** start Dataset extract **
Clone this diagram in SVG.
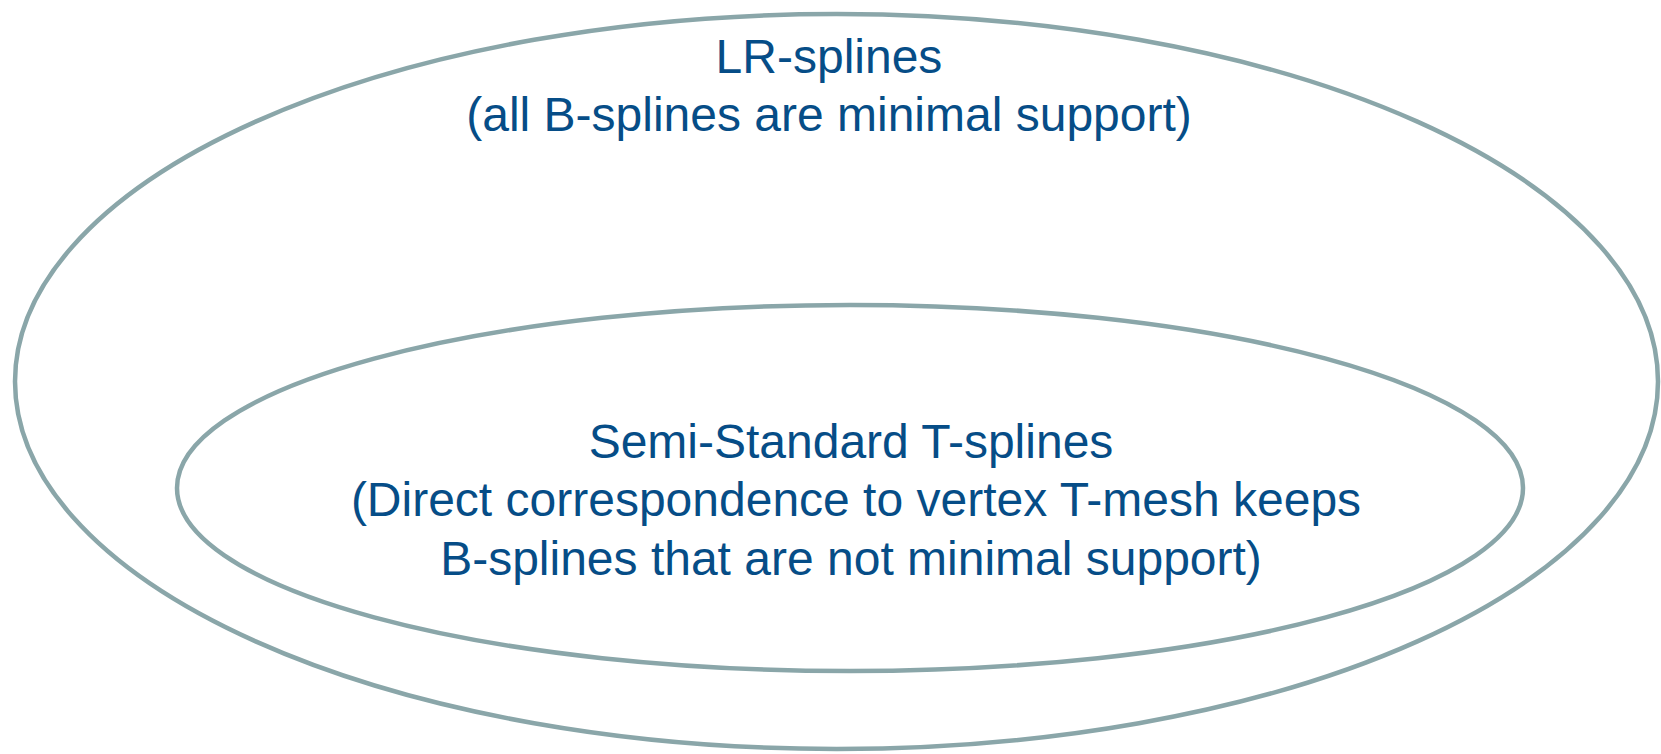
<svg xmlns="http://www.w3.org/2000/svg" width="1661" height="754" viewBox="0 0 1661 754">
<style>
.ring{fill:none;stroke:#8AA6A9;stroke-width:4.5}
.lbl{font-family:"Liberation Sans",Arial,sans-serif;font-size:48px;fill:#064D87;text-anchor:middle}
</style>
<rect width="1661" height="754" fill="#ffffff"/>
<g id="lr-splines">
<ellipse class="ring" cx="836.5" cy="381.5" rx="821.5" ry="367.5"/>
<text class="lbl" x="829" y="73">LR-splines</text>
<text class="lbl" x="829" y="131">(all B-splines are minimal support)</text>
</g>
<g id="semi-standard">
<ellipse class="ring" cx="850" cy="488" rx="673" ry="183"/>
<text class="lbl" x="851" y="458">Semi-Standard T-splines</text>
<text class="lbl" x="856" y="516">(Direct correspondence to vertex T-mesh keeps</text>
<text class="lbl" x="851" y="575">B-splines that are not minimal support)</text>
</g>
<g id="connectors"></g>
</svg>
** end Dataset extract **
Leave out the pictures and give the listing above again exactly.

Clone this diagram in SVG.
<svg xmlns="http://www.w3.org/2000/svg" width="1661" height="754" viewBox="0 0 1661 754">
<style>
.ring{fill:none;stroke:#8AA6A9;stroke-width:4.5}
.lbl{font-family:"Liberation Sans",Arial,sans-serif;font-size:48px;fill:#064D87;text-anchor:middle}
</style>
<rect width="1661" height="754" fill="#ffffff"/>
<g id="lr-splines">
<ellipse class="ring" cx="836.5" cy="381.5" rx="821.5" ry="367.5"/>
<text class="lbl" x="829" y="73">LR-splines</text>
<text class="lbl" x="829" y="131">(all B-splines are minimal support)</text>
</g>
<g id="semi-standard">
<ellipse class="ring" cx="850" cy="488" rx="673" ry="183"/>
<text class="lbl" x="851" y="458">Semi-Standard T-splines</text>
<text class="lbl" x="856" y="516">(Direct correspondence to vertex T-mesh keeps</text>
<text class="lbl" x="851" y="575">B-splines that are not minimal support)</text>
</g>
<g id="connectors"></g>
</svg>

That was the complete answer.